▶ **Written instruction**: What lines of the data hold the string "matplotlib"? Pull each one out.

▶ **Supplied entries**:
_ _ _ _

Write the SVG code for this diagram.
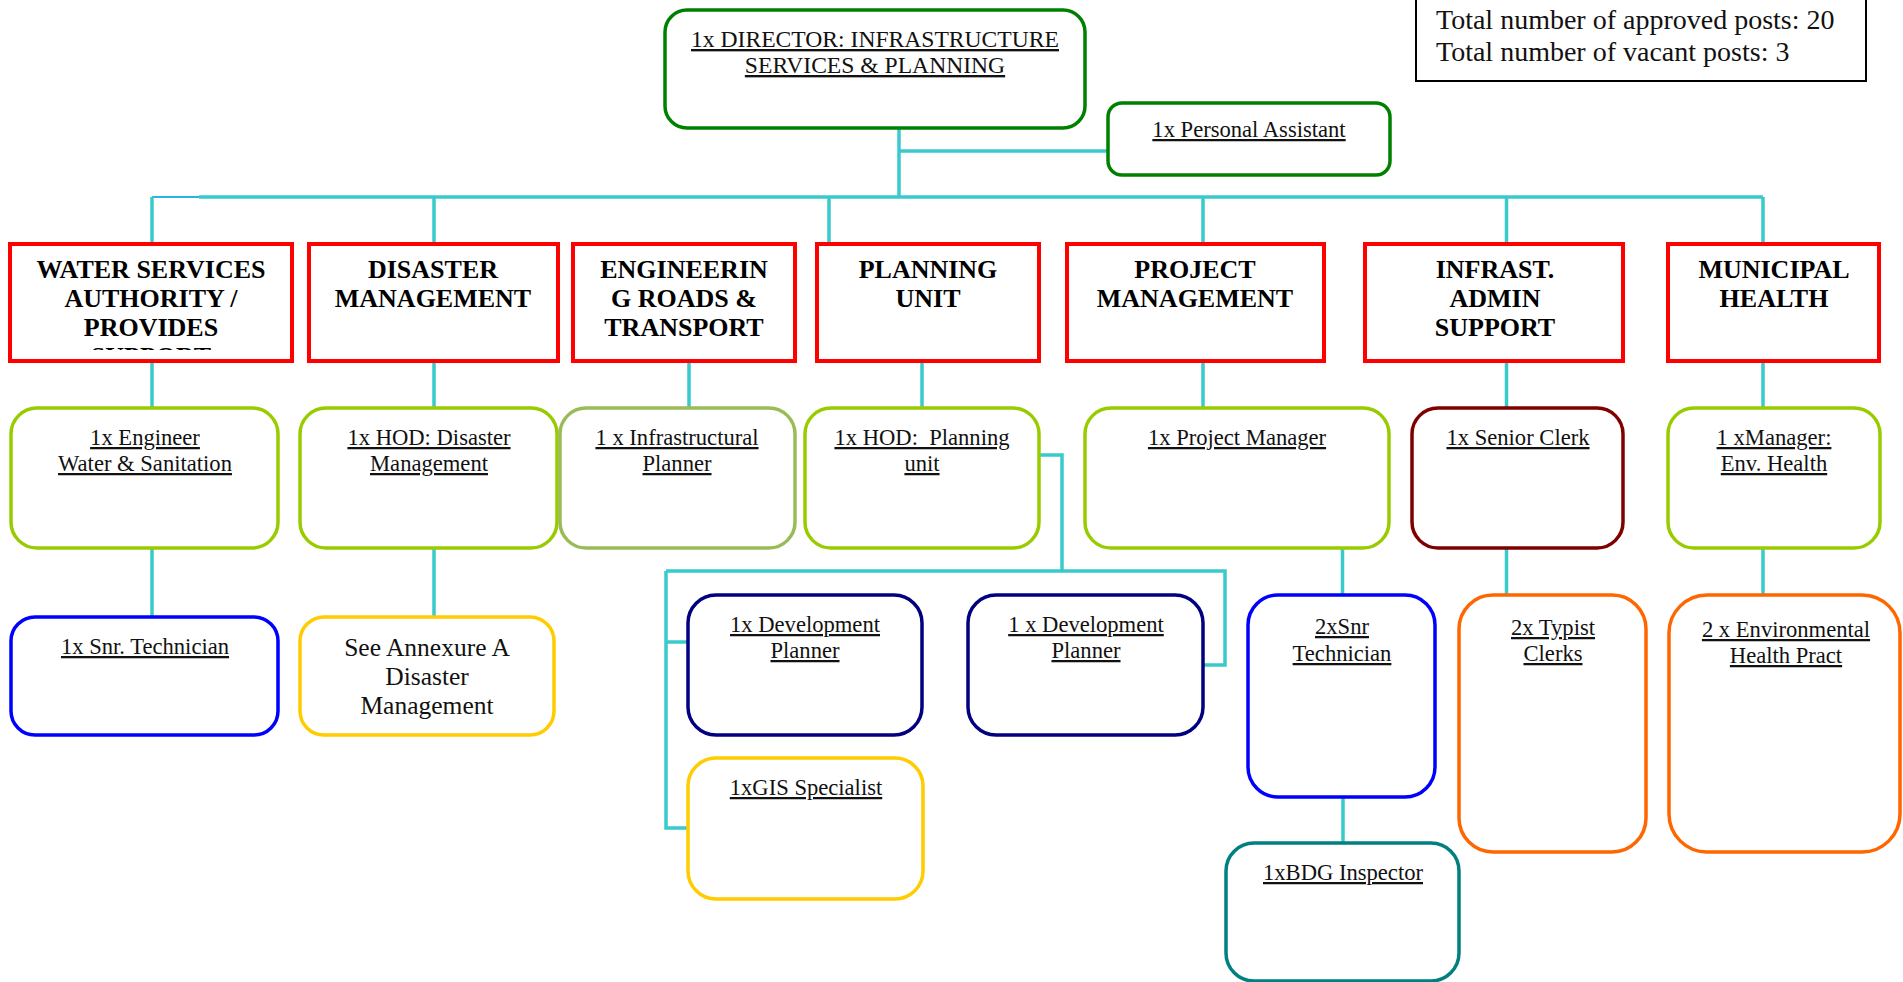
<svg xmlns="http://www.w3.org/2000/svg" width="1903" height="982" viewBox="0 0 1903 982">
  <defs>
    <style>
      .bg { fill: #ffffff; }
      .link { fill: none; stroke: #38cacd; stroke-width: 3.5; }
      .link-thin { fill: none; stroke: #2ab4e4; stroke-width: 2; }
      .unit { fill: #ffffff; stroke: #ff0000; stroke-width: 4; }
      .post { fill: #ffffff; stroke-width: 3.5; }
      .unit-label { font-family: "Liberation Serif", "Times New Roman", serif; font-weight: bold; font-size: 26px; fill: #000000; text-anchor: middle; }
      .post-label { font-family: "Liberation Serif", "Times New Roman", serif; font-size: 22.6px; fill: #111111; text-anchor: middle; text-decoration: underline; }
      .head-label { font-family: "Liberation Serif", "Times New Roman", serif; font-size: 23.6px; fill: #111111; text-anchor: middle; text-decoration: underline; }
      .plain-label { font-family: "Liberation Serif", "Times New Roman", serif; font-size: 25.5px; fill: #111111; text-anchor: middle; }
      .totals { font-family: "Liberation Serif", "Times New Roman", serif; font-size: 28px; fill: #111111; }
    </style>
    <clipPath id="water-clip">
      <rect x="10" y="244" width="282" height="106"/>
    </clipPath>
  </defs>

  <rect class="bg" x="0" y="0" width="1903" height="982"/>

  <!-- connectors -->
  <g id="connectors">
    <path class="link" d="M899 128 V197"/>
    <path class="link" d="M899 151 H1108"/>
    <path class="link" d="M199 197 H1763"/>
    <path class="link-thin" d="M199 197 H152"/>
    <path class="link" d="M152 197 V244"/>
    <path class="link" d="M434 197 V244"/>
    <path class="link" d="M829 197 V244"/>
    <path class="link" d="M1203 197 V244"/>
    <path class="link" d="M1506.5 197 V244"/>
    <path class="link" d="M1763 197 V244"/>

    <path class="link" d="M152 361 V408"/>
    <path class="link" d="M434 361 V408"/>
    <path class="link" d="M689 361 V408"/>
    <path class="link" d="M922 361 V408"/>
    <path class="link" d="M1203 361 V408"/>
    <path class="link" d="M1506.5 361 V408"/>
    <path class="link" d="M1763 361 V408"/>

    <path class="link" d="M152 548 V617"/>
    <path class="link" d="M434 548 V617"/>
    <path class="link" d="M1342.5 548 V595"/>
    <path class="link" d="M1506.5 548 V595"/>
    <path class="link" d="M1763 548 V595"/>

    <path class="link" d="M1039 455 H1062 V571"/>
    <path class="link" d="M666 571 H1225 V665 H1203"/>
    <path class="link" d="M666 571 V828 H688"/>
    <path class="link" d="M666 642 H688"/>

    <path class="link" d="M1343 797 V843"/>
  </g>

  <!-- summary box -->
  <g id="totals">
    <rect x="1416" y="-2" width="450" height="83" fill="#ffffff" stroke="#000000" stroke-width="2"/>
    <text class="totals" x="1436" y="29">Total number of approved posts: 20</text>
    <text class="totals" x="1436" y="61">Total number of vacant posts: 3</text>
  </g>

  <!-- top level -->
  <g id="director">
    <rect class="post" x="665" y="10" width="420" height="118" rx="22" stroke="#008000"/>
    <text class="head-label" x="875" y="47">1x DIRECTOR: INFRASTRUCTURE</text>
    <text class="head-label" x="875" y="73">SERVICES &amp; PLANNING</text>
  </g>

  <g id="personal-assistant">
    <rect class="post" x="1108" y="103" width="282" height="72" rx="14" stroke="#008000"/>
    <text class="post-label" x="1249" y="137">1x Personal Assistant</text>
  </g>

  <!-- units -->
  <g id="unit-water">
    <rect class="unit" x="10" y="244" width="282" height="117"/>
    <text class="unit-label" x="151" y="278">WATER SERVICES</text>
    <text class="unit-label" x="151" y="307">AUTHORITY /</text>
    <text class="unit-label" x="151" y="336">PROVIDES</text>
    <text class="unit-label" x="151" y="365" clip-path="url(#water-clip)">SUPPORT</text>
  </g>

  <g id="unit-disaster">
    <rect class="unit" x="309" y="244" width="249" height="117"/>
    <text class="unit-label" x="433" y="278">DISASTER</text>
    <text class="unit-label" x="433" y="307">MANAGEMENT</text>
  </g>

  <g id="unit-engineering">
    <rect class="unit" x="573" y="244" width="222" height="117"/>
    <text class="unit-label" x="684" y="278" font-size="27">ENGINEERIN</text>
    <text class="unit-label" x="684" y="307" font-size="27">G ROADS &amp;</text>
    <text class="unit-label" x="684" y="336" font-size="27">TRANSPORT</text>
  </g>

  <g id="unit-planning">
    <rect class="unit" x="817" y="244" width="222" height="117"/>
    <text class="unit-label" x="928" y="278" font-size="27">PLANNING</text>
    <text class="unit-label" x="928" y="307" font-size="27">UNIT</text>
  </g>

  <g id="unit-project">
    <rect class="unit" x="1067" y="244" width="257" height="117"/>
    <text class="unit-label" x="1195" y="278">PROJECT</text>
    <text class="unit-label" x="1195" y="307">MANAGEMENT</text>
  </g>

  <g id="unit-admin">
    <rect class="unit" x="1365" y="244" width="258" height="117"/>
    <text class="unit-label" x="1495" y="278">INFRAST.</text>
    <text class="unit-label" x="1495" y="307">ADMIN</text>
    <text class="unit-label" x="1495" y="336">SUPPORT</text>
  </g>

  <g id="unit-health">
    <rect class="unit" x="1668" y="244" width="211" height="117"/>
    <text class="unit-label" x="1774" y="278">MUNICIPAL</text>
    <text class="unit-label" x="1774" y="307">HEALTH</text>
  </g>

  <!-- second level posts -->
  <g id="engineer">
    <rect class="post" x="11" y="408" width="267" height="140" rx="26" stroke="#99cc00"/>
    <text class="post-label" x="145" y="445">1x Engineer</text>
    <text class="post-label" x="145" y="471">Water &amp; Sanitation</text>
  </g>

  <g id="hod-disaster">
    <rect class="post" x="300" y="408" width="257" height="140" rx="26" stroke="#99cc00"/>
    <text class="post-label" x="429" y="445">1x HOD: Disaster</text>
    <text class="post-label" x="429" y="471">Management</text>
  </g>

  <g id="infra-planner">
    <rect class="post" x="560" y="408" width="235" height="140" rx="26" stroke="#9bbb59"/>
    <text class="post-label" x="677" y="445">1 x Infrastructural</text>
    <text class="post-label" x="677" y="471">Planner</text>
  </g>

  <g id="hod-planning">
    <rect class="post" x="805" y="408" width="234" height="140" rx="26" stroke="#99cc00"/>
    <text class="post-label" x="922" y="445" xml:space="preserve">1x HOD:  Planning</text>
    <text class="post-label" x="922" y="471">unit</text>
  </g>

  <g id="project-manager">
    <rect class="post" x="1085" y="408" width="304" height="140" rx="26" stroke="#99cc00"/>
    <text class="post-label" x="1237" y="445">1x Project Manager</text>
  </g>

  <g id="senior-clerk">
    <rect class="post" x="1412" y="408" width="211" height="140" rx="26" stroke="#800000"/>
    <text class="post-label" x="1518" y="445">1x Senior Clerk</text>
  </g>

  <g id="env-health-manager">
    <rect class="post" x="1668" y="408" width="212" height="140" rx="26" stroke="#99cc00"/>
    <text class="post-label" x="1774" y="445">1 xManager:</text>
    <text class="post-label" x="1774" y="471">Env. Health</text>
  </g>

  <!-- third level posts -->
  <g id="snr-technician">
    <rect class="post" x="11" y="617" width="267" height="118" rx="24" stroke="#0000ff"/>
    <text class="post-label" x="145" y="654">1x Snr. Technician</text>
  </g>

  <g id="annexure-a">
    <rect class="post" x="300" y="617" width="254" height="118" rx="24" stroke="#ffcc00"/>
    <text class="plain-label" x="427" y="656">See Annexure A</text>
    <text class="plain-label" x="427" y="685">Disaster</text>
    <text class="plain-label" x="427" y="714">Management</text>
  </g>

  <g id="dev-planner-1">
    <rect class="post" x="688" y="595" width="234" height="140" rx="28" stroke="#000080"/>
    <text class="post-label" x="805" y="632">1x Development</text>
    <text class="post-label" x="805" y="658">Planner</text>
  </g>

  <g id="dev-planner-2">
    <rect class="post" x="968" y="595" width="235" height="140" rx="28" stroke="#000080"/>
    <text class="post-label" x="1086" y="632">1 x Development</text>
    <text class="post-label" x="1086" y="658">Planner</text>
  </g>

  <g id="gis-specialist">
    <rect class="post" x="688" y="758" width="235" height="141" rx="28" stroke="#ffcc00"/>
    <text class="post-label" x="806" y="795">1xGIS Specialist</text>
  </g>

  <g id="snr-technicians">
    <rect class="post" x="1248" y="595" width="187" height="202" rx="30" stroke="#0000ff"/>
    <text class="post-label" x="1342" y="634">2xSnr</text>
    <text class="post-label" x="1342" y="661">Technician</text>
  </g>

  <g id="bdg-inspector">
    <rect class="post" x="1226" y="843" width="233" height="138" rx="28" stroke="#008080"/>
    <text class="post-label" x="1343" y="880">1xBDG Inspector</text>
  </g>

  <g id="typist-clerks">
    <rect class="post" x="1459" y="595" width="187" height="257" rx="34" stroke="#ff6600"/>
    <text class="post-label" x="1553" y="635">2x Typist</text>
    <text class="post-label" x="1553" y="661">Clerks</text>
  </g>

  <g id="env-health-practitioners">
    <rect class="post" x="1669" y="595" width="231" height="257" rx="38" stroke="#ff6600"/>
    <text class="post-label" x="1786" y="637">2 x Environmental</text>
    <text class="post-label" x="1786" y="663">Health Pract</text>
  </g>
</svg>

_ _ _ _

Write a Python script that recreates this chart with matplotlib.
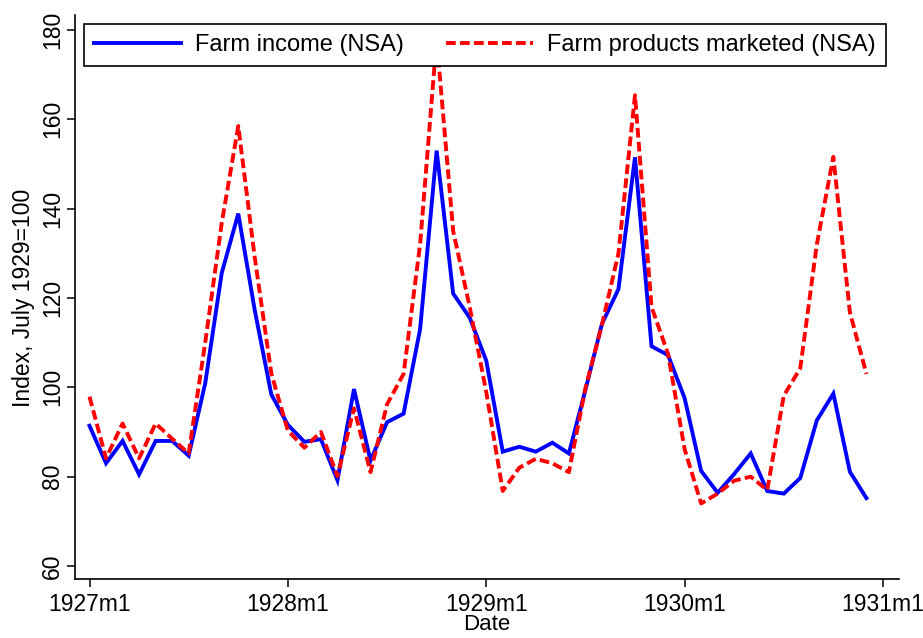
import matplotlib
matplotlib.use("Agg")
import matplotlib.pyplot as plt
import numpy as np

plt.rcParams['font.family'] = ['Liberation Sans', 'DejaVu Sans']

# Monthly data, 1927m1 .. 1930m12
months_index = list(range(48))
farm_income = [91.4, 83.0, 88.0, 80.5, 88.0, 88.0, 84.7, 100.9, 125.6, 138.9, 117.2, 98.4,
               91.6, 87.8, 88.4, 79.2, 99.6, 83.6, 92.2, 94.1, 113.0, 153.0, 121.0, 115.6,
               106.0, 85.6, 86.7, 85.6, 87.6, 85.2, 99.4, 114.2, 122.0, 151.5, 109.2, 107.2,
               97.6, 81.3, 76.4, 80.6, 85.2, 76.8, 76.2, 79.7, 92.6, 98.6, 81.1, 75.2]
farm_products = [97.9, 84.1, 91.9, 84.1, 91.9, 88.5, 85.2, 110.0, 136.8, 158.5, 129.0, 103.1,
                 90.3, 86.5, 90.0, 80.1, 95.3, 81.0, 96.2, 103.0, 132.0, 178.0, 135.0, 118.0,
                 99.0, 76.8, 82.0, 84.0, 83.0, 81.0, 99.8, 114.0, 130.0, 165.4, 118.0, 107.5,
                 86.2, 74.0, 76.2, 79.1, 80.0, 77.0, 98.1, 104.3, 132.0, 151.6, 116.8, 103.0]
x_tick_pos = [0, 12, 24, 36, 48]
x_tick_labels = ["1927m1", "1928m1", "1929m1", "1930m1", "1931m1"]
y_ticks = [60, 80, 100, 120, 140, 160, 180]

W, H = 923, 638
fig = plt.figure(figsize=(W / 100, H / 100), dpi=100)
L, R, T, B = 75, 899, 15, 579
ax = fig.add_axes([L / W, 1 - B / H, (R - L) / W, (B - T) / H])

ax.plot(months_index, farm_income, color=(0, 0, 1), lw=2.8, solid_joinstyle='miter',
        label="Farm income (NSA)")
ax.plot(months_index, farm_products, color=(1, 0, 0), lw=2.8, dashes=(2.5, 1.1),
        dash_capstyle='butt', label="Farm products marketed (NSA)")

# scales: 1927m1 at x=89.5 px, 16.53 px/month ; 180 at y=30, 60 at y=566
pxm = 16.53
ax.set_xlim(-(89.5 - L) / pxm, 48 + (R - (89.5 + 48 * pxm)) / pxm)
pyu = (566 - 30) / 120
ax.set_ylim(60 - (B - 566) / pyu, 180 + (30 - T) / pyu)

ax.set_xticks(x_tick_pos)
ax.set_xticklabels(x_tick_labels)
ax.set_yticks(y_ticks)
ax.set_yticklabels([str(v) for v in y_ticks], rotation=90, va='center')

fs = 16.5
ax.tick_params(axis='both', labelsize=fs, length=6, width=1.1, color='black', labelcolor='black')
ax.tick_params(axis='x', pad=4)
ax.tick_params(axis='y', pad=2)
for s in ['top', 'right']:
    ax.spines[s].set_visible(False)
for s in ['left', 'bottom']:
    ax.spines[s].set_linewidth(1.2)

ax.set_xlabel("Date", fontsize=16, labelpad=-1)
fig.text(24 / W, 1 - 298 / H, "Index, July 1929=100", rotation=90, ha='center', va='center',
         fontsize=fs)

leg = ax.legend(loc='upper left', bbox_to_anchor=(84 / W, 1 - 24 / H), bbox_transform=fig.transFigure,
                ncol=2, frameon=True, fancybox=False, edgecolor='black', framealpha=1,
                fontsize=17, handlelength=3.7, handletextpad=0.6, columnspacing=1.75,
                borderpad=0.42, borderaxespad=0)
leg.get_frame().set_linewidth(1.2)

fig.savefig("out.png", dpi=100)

_ _ _ _

▶ **Output below**:
Write a Python script that recreates this chart with matplotlib.
import matplotlib
matplotlib.use("Agg")
import matplotlib.pyplot as plt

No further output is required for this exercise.